**DATA EXTRACT:**

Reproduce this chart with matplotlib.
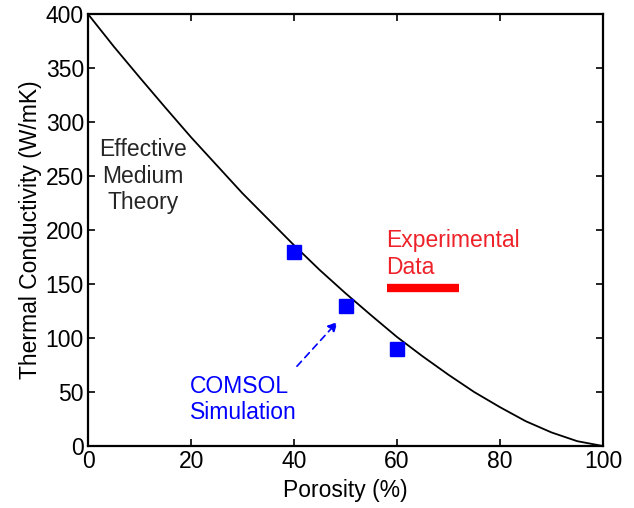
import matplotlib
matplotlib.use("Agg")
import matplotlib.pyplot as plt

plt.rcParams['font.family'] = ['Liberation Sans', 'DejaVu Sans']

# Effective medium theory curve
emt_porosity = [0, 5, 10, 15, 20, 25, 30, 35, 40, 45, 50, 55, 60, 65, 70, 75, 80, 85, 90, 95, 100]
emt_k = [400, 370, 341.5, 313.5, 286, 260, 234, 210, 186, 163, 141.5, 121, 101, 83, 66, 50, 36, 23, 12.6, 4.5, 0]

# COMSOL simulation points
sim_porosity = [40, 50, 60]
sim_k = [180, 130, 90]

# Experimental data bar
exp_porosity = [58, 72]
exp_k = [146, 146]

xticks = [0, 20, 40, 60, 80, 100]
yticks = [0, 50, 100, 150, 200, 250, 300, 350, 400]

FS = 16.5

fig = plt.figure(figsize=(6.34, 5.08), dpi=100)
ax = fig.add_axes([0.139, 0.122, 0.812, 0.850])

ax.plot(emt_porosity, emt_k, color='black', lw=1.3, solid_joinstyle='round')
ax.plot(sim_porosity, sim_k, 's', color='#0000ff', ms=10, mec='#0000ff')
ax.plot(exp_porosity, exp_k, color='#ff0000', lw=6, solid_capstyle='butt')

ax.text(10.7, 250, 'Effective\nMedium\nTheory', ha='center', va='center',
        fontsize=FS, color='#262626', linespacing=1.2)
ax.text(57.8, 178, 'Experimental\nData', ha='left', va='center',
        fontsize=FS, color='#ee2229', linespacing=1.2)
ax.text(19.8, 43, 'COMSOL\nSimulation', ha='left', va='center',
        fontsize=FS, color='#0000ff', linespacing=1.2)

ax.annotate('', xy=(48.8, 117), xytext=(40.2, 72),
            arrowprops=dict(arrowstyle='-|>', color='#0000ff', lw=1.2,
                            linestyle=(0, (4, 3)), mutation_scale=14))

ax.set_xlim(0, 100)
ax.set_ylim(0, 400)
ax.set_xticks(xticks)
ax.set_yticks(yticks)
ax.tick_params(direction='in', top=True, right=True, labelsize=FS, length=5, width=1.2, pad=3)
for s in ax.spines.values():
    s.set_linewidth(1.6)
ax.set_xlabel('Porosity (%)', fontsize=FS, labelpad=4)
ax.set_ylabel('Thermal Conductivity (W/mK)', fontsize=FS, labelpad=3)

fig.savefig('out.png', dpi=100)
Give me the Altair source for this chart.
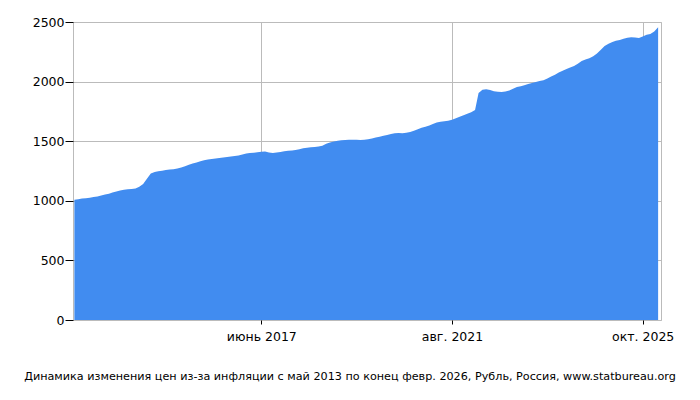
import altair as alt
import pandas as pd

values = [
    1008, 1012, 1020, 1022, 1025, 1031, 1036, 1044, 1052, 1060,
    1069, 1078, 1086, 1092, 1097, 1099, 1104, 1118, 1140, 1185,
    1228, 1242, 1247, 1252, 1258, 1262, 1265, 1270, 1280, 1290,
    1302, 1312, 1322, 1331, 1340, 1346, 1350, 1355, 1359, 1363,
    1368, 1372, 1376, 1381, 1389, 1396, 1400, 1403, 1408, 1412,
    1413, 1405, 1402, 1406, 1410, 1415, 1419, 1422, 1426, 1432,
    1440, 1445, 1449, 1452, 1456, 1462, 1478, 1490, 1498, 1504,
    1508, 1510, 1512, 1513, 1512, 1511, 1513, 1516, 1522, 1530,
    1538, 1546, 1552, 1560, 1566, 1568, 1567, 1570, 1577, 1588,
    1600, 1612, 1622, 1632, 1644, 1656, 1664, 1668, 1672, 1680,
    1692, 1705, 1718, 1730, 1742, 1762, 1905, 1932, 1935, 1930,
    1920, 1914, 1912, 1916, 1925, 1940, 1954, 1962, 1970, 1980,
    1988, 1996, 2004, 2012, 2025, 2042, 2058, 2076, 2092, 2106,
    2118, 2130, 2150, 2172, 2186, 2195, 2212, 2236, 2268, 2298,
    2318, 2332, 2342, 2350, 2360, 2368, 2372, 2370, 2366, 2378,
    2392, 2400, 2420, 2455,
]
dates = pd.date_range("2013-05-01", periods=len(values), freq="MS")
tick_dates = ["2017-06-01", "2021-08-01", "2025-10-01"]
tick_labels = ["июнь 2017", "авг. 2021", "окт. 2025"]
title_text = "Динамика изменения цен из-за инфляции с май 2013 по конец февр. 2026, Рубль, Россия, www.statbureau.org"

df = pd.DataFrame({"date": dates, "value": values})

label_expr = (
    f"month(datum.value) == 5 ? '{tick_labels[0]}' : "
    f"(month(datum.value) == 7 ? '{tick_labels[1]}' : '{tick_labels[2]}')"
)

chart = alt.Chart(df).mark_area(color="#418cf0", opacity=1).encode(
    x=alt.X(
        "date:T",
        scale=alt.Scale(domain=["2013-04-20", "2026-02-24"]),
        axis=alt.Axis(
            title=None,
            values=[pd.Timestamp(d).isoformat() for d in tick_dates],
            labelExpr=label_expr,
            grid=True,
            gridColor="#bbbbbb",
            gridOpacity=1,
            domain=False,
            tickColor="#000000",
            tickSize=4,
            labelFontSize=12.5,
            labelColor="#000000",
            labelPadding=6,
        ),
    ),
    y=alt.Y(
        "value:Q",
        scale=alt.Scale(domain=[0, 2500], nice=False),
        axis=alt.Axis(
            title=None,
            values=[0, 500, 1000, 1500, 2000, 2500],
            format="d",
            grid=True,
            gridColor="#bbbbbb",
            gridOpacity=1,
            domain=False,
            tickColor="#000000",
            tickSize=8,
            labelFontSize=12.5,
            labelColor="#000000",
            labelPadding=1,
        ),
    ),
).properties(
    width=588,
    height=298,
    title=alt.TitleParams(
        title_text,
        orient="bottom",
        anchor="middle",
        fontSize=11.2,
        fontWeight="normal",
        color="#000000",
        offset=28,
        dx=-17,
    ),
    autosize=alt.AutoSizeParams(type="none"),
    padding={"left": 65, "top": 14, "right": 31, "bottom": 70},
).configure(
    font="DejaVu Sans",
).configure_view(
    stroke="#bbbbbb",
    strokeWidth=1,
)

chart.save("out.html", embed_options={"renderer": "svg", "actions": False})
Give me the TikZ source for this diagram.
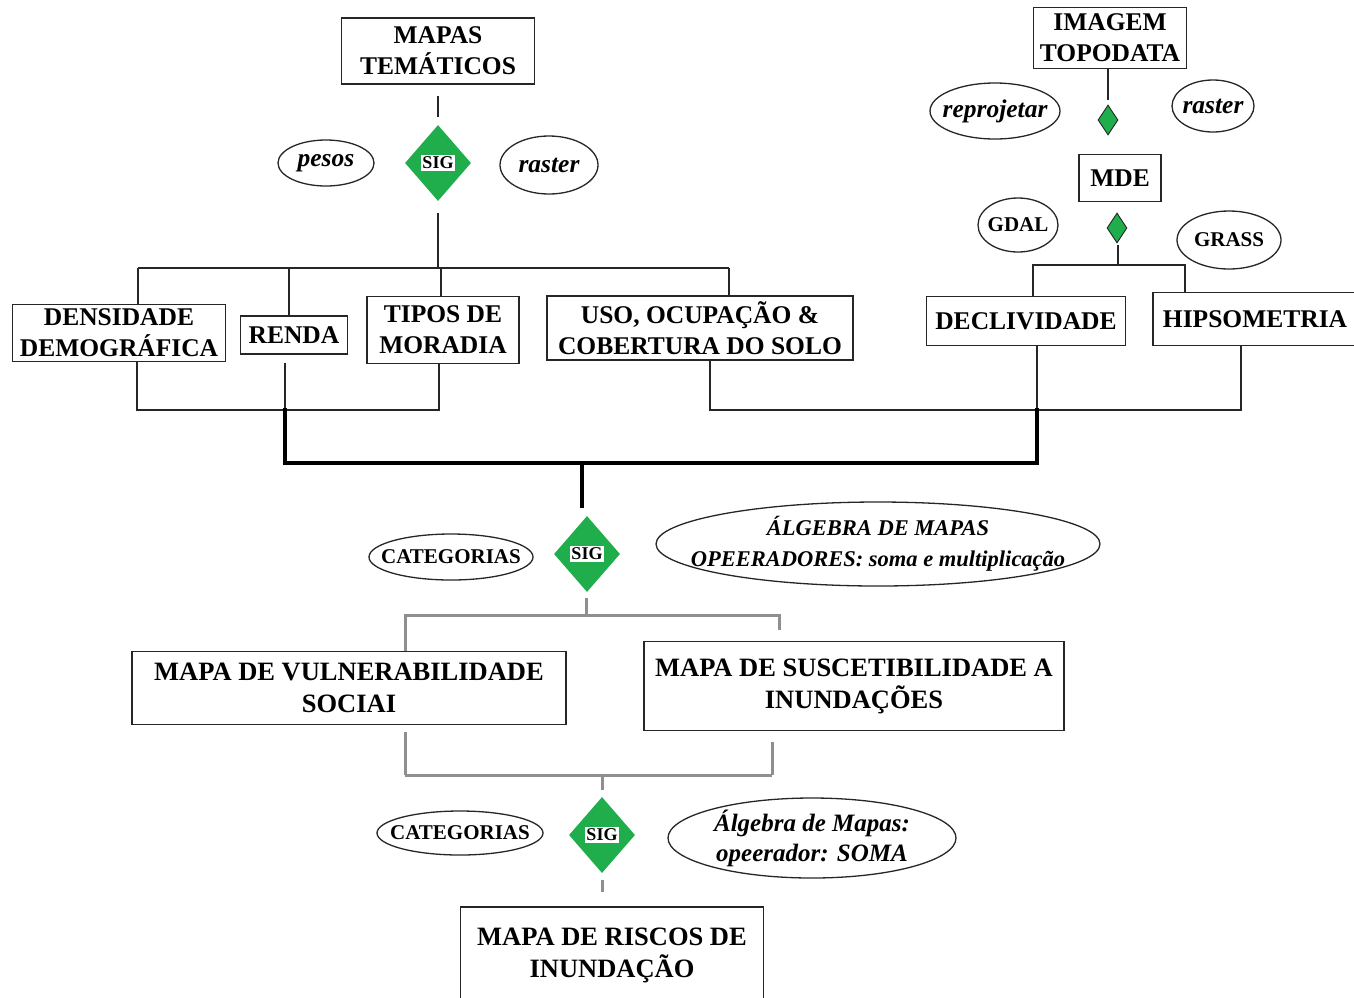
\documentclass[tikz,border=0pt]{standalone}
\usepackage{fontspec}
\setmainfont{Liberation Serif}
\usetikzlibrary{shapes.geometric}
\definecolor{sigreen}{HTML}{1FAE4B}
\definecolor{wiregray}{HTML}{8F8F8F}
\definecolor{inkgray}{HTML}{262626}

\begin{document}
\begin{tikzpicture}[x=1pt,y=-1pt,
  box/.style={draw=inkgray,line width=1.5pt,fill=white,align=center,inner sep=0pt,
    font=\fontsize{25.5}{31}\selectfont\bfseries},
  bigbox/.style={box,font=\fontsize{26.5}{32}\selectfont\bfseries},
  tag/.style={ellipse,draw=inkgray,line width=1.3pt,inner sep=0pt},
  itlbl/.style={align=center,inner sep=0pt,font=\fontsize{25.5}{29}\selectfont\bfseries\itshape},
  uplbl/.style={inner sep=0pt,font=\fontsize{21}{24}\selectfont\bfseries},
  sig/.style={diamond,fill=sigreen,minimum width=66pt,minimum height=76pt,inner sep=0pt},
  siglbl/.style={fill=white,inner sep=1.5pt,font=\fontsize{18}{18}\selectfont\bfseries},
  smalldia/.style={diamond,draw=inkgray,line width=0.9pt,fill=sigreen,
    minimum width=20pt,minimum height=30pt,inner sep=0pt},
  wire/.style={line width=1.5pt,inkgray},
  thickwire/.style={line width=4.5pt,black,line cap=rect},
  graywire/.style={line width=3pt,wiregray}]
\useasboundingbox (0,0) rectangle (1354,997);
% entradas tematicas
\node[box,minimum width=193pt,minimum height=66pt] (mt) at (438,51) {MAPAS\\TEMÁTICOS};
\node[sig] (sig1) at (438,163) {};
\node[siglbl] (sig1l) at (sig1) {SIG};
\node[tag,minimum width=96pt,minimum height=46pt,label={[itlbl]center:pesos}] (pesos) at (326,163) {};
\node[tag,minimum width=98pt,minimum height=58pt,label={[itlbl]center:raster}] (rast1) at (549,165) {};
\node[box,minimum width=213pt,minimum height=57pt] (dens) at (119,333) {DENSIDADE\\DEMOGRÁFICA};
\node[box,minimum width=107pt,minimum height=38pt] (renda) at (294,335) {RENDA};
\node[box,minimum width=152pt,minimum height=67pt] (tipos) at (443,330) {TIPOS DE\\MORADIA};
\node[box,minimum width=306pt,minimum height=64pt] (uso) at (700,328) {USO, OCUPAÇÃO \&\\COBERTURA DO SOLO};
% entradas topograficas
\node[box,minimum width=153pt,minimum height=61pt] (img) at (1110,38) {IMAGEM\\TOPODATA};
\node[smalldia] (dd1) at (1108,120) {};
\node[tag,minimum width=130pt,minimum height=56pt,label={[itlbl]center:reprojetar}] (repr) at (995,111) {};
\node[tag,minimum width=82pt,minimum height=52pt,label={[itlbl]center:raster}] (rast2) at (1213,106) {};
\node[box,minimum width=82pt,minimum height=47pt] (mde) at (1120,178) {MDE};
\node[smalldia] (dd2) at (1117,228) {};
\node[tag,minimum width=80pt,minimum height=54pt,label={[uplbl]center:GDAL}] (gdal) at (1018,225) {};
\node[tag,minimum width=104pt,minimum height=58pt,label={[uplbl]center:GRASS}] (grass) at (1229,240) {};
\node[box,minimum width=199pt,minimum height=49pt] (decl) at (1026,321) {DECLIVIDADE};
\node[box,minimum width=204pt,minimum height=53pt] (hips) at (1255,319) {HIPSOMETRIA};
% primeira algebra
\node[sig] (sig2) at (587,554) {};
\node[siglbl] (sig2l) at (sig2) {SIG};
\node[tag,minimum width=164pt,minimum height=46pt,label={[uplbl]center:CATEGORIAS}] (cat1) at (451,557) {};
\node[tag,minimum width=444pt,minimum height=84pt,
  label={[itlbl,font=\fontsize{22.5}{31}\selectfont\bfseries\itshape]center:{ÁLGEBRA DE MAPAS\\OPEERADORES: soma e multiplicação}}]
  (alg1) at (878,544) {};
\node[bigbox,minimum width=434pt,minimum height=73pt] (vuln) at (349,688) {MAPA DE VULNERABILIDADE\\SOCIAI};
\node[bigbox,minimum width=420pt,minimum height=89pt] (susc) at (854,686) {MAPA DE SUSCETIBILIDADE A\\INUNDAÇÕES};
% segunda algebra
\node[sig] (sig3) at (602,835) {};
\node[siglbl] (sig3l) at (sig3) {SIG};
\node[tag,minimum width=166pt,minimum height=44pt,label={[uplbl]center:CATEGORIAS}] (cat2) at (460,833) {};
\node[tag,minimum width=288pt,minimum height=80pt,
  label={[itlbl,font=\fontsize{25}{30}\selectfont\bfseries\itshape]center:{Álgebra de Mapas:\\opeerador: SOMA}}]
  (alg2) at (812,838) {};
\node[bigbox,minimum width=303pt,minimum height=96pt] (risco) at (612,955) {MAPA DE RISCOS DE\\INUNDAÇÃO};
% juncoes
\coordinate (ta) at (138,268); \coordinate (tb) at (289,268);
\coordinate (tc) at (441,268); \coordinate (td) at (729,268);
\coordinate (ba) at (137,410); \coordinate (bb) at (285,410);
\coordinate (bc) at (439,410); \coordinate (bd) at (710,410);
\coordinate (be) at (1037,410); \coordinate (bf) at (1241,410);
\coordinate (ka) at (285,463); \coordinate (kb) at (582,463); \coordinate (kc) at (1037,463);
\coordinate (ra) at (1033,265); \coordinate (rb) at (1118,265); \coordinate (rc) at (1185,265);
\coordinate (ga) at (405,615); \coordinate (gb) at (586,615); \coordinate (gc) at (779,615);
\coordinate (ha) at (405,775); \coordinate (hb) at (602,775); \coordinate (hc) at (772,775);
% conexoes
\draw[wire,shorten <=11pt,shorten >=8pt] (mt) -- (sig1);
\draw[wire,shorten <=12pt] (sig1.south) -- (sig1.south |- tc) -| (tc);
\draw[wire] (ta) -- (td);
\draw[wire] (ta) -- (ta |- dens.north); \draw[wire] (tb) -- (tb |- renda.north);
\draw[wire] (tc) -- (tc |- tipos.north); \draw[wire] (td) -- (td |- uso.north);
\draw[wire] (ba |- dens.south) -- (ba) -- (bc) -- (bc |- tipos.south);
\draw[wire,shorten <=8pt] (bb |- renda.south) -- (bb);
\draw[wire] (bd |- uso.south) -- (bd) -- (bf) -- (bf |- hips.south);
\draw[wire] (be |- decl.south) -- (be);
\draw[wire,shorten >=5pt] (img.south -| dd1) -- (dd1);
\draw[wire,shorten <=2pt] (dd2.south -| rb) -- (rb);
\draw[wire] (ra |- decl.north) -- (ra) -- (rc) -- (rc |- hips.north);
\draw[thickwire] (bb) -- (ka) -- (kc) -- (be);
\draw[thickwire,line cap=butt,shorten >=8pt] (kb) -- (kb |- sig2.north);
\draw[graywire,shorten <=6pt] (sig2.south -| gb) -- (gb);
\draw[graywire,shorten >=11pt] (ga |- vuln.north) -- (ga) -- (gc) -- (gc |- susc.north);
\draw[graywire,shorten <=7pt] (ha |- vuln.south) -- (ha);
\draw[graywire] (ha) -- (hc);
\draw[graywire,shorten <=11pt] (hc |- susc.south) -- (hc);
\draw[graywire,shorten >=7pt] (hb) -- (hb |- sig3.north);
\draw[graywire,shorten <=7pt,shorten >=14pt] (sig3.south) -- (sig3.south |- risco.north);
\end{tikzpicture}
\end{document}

**WRITTEN REQUEST:**
Return each line with "source".

**RESULT FOR THIS TASK:**
Give me the Altair source for this chart.
Give me the TikZ source for this diagram.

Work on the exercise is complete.